Note: This post is a tiny bit of a departure from my usual funny stuff, but it's important and I needed to get it off my chest. If you want funny, how about this confession about how I faked my first period? You're welcome.
I once failed to notice a six-foot-tall naked woman rampaging through our neighborhood in full daylight, breaking into people's cars, yelling, unrolling my garden hose and winding it around every bush/tree/rock in our front yard. Complete with police helicopters circling overhead.
I was awake. Sitting at my computer, no doubt doing something relatively unimportant, while my very own yard looked like an episode of COPS. And yet - I somehow missed the whole debacle. I only heard about it from my stunned neighbors and, like, the six o'clock news. (In my defense, it was when we lived in Las Vegas, where that could pretty much be considered a normal afternoon.)
So yeah, I can be oblivious sometimes. And that might be a tiny bit of an understatement.
But when it comes to the safety and protection of my kids, it's a different matter entirely. I pride myself on being a vigilant, responsible mother, always keeping their needs at the forefront of my consciousness. Or, you know, so I thought.
Last summer, when my youngest son Corbin was barely a year old, we were having a cookout to celebrate my mom moving here. I decided it wouldn't be complete without some of the sweet corn Iowa is famous for, so I told my husband that Mom and I were going to run to the grocery store. He was busy preparing the grill while all four of the kids played in the yard.
"Take the baby with you," he suggested. "I don't think I can keep a good eye on everybody out here."
I loaded Corbin into his car seat and we headed to the store. On the way there, my mom and I laughed and joked - it was so nice to have her around on a regular basis. Usually when the two of us were together, it was just for a short visit, but now she was living right down the street.
We pulled up at Hy-Vee and went into the store, still laughing at something all the way across the parking lot. I fumbled with my phone to see what time it was. My mom rummaged in her purse for Chap-Stick. When we walked in, we made a beeline for the produce section right at the front - but were disappointed that their selection of sweet corn was really picked-over.
"This is Iowa in the summer!" I griped to Mom. "How can they not have good corn in stock? Let's go to another store."
So we walked out.
We got in the car.
I started driving.
After a few seconds, I heard my mother gasp. She had a horrified look on her face. And literally the instant I looked at her, the horrible realization dawned on me, too: we had left the baby in the car.
I seriously have trouble typing that phrase. My chest feels heavy and panicked when I think about it, even a year later (which is why I'm just now getting the courage to write it down). It's hard to admit that I FORGOT. MY BABY. IN THE CAR. Not only that, but so did my mom. If somebody had told me that two experienced, loving, protective mothers would make that critical mistake, I'd never have believed it - but somehow, that's exactly what happened. We were both preoccupied with our conversation. I wasn't used to having only one child with me; it was always either some or none. Corbin had been quiet as a church mouse the whole time, not making a single peep - not a babble or a fuss to remind us of his presence in the back seat. So we left him, in the summertime, in the hot car with the windows up. It was at least ninety degrees that day.
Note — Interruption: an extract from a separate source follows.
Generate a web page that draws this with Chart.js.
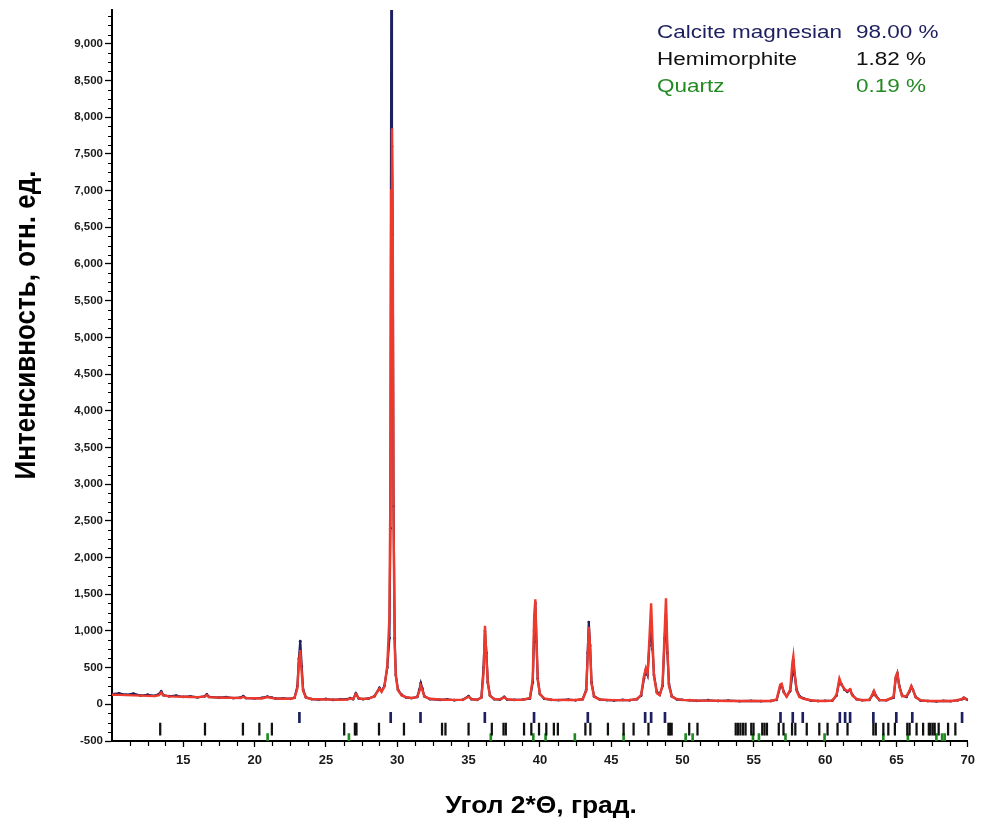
<!DOCTYPE html>
<html>
<head>
<meta charset="utf-8">
<script src="https://cdn.jsdelivr.net/npm/chart.js@4.4.1/dist/chart.umd.min.js"></script>
<style>
  html, body { margin: 0; padding: 0; background: #fff; }
  #wrap { width: 981px; height: 832px; }
</style>
</head>
<body>
<div id="wrap"><canvas id="c" width="981" height="832"></canvas></div>
<script>
// ---- data ----
const twoTheta = [
  10.0,10.5,11.0,11.5,12.0,12.5,13.0,
  13.3,13.45,13.6,14.0,14.5,15.0,15.5,16.0,
  16.5,16.65,16.8,17.5,18.0,18.5,19.0,19.2,19.4,20.0,
  20.5,20.9,21.2,21.5,22.0,22.5,22.8,
  23.0,23.1,23.2,23.3,23.4,23.6,
  24.0,24.5,25.0,25.5,26.0,26.5,26.7,26.9,27.1,27.3,27.6,28.0,28.4,28.75,28.9,29.1,
  29.3,29.45,29.52,29.58,29.63,29.68,29.74,29.82,29.9,30.05,30.3,30.6,
  31.0,31.4,31.55,31.65,31.75,31.9,32.3,33.0,33.5,34.0,34.6,35.0,35.2,35.6,35.9,
  36.05,36.15,36.25,36.35,36.5,36.8,37.2,37.5,37.7,38.2,38.8,39.3,
  39.5,39.6,39.68,39.76,39.85,40.0,40.3,40.8,41.3,42.0,42.5,43.0,
  43.25,43.35,43.43,43.52,43.62,43.8,44.2,44.7,45.2,45.8,46.3,46.8,
  47.1,47.3,47.43,47.55,47.68,47.8,47.9,48.0,48.2,48.4,48.6,48.75,48.84,48.94,49.05,49.25,49.6,
  50.0,50.5,51.0,51.8,52.5,53.2,54.0,54.8,55.5,56.2,56.6,
  56.85,56.95,57.1,57.3,57.55,57.7,57.77,57.85,58.0,58.2,58.5,59.0,59.5,60.0,60.5,
  60.8,61.0,61.15,61.35,61.55,61.75,61.9,62.2,62.6,63.1,63.3,63.42,63.55,63.8,64.3,
  64.8,64.95,65.06,65.2,65.4,65.7,65.9,66.04,66.15,66.35,66.7,67.2,67.8,68.3,68.8,69.3,69.6,69.72,69.85,70.0
];
const observed = [
  140,150,130,145,120,130,115,
  140,175,125,110,118,100,108,95,
  110,135,100,92,98,85,90,110,85,80,
  88,105,90,78,80,75,90,
  250,620,860,520,200,95,
  70,65,72,60,66,70,85,70,150,80,70,80,110,225,180,250,
  500,900,2400,9800,7600,6400,2700,900,400,200,130,95,
  85,100,200,290,220,110,70,60,68,55,62,112,70,60,95,
  500,1000,700,300,120,70,65,100,65,60,65,80,
  300,1000,1380,850,350,140,75,60,58,64,55,70,
  200,700,1120,800,300,110,65,58,52,60,55,70,
  120,350,470,400,800,1050,750,400,170,130,250,900,1220,700,280,110,68,
  60,55,48,55,45,50,42,48,42,45,60,
  240,260,170,110,180,400,600,420,200,110,80,50,45,48,50,
  120,320,270,200,170,200,130,70,55,60,120,175,120,58,55,
  90,350,420,250,120,100,170,240,200,100,50,45,40,48,42,55,70,88,75,60
];
const calculated = [
  130,128,125,122,118,115,112,
  125,160,120,108,105,102,100,98,
  105,125,98,92,90,88,86,100,84,82,
  80,100,85,78,76,75,85,
  220,560,740,430,180,90,
  72,68,66,64,63,66,80,70,140,80,72,80,105,215,170,240,
  520,1200,3000,7000,7850,6800,2500,800,380,190,120,100,
  85,100,180,255,200,105,75,65,62,60,62,105,70,62,90,
  420,1070,650,280,115,72,68,95,68,60,62,85,
  350,1200,1430,900,330,140,80,62,60,58,58,68,
  180,650,1055,780,280,100,65,60,57,57,58,70,
  130,390,490,420,900,1375,850,380,150,125,260,1000,1445,750,250,105,70,
  60,56,52,50,48,46,45,44,44,46,65,
  270,280,160,105,200,560,655,450,180,100,75,55,46,46,50,
  130,350,270,210,180,205,120,70,55,62,130,181,110,60,56,
  100,380,427,240,110,110,180,250,200,95,55,46,44,44,46,55,72,91,72,60
];
// Bragg reflection positions (2θ) of each phase
const calcitePeaks = [23.14,29.54,31.63,36.14,39.59,43.36,47.38,47.80,48.77,56.87,57.73,58.43,61.03,61.40,61.75,63.38,64.99,66.11,69.60];
const hemimorphitePeaks = [13.38,16.52,19.18,20.33,21.21,26.28,27.03,27.14,28.72,30.47,33.14,33.38,35.0,36.63,37.45,37.61,38.89,39.40,39.94,
  40.45,40.98,41.26,43.19,43.54,44.77,45.87,46.57,47.61,49.01,49.12,49.24,50.47,51.05,53.73,53.89,54.06,54.24,54.42,54.82,54.98,
  55.59,55.75,55.92,56.75,57.08,57.68,57.91,58.71,59.59,60.17,60.87,61.57,63.38,63.55,64.08,64.43,64.89,65.76,65.92,66.41,66.87,
  67.27,67.38,67.54,67.68,67.96,68.62,69.13];
const quartzPeaks = [20.91,26.61,36.56,39.54,40.40,42.45,45.87,50.22,50.71,54.94,55.36,57.22,59.96,64.08,65.80,67.80,68.20,68.38];
const phaseNames = ['Calcite magnesian','Hemimorphite','Quartz'];
const phasePercents = ['98.00 %','1.82 %','0.19 %'];
const xTickValues = [15,20,25,30,35,40,45,50,55,60,65,70];
const yTickValues = [-500,0,500,1000,1500,2000,2500,3000,3500,4000,4500,5000,5500,6000,6500,7000,7500,8000,8500,9000];
const xTitle = 'Угол 2*Θ, град.';
const yTitle = 'Интенсивность, отн. ед.';

// ---- styling ----
const NAVY = '#1d1f5e', RED = '#ee3a2c', BLACK = '#111111', GREEN = '#238a23';
const FONT = 'Arial, "Liberation Sans", Helvetica, sans-serif';
const bands = { calcite: [-110, -250], hemi: [-255, -420], quartz: [-400, -500] };

const obsPts = twoTheta.map((t, i) => ({ x: t, y: observed[i] }));
const calcPts = twoTheta.map((t, i) => ({ x: t, y: calculated[i] }));
const tickSet = (arr, band) => arr.map(t => ({ x: t, y: band }));

const decor = {
  id: 'decor',
  afterDraw(chart) {
    const { ctx, chartArea: a, scales: { x, y } } = chart;
    ctx.save();
    // minor ticks
    ctx.strokeStyle = '#000'; ctx.lineWidth = 1.2;
    ctx.beginPath();
    for (let k = 0; k * 125 - 500 <= 9460; k++) {
      const v = k * 125 - 500;
      if (v % 500 === 0) continue;
      const py = Math.round(y.getPixelForValue(v)) + 0.5;
      ctx.moveTo(a.left - 4, py); ctx.lineTo(a.left, py);
    }
    for (let k = 1; 10 + k * 1.25 < 70; k++) {
      if (k % 4 === 0) continue;
      const px = Math.round(x.getPixelForValue(10 + k * 1.25)) + 0.5;
      ctx.moveTo(px, a.bottom); ctx.lineTo(px, a.bottom + 5);
    }
    ctx.stroke();
    // legend text (phase names + percentages)
    const cols = [NAVY, BLACK, GREEN];
    const base = [38, 65, 92];
    ctx.font = '18px ' + FONT;
    ctx.textBaseline = 'alphabetic';
    ctx.textAlign = 'left';
    for (let i = 0; i < 3; i++) {
      ctx.fillStyle = cols[i];
      ctx.save(); ctx.translate(657, base[i]); ctx.scale(1.25, 1.05); ctx.fillText(phaseNames[i], 0, 0); ctx.restore();
      ctx.save(); ctx.translate(856, base[i]); ctx.scale(1.25, 1.05); ctx.fillText(phasePercents[i], 0, 0); ctx.restore();
    }
    // axis titles
    ctx.fillStyle = '#000';
    ctx.textAlign = 'center';
    ctx.textBaseline = 'middle';
    ctx.font = 'bold 22px ' + FONT;
    ctx.save(); ctx.translate(541, 807); ctx.scale(1.2, 1.05); ctx.fillText(xTitle, 0, 0); ctx.restore();
    ctx.font = 'bold 26px ' + FONT;
    ctx.save(); ctx.translate(27, 325); ctx.rotate(-Math.PI / 2); ctx.scale(1.0, 1.1); ctx.fillText(yTitle, 0, 0); ctx.restore();
    ctx.restore();
  }
};

new Chart(document.getElementById('c'), {
  type: 'line',
  data: {
    datasets: [
      { label: 'calc', data: calcPts, borderColor: RED, borderWidth: 2.4, pointRadius: 0, tension: 0, order: 0 },
      { label: 'obs', data: obsPts, borderColor: NAVY, backgroundColor: NAVY, borderWidth: 2.2, pointRadius: 1.4,
        pointBorderWidth: 0, tension: 0, order: 1 },
      { type: 'bar', label: 'Calcite magnesian', data: tickSet(calcitePeaks, bands.calcite), backgroundColor: NAVY,
        barThickness: 2, grouped: false, borderWidth: 0, order: 2 },
      { type: 'bar', label: 'Hemimorphite', data: tickSet(hemimorphitePeaks, bands.hemi), backgroundColor: BLACK,
        barThickness: 1.6, grouped: false, borderWidth: 0, order: 2 },
      { type: 'bar', label: 'Quartz', data: tickSet(quartzPeaks, bands.quartz), backgroundColor: GREEN,
        barThickness: 2, grouped: false, borderWidth: 0, order: 2 }
    ]
  },
  options: {
    responsive: false,
    animation: false,
    layout: { padding: { top: 10, right: 9, left: 0, bottom: 0 } },
    plugins: { legend: { display: false }, tooltip: { enabled: false } },
    scales: {
      x: {
        type: 'linear', min: 10, max: 70, offset: false,
        afterBuildTicks: s => { s.ticks = xTickValues.map(v => ({ value: v })); },
        afterFit: s => { s.height = 91; },
        grid: { drawOnChartArea: false, drawTicks: true, tickLength: 6, tickColor: '#000', tickWidth: 1.3, offset: false },
        border: { display: true, color: '#000', width: 2 },
        ticks: { color: '#1a1a1a', font: { family: FONT, size: 13, weight: 'bold' }, padding: 6, maxRotation: 0, autoSkip: false }
      },
      y: {
        type: 'linear', min: -500, max: 9460,
        afterBuildTicks: s => { s.ticks = yTickValues.map(v => ({ value: v })); },
        afterFit: s => { s.width = 112; },
        grid: { drawOnChartArea: false, drawTicks: true, tickLength: 7, tickColor: '#000', tickWidth: 1.3 },
        border: { display: true, color: '#000', width: 2 },
        ticks: { color: '#1a1a1a', font: { family: FONT, size: 11.5, weight: 'bold' }, padding: 2, autoSkip: false,
          callback: v => v.toLocaleString('en-US') }
      }
    }
  },
  plugins: [decor]
});
</script>
</body>
</html>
It was a miracle that we were only in the store for literally enough time to walk in, spend a few seconds checking out the corn, and walk out. A complete miracle. What if we had actually been shopping? What if their corn had been decent, and after carefully selecting the right ears, we had decided to wander to the other side of the store and get some ice cream ... and then some chips ... and then some barbecue sauce? A child's body temperature rises three to five times faster than an adult's. Not only that, but a car can reach one hundred twenty-five degrees in just minutes - even if the window is cracked.
My baby could have died. He would have died. On average, there are thirty-eight child deaths per year from being trapped in hot cars. I'm so thankful that Corbin wasn't part of that statistic, because he was certainly set up to be.
I'm writing this not as a confession of what a horrible mother I am, but as a statement that I'm actually a good mother (you know, for the most part) and this still happened despite it. It's a warning that this can happen to anyone. I'm going to say it again and put it in caps: THIS COULD HAPPEN TO ANYONE.
You don't have to be a negligent parent or grandparent or caregiver, or stoned or drunk or stupid - just being human is enough.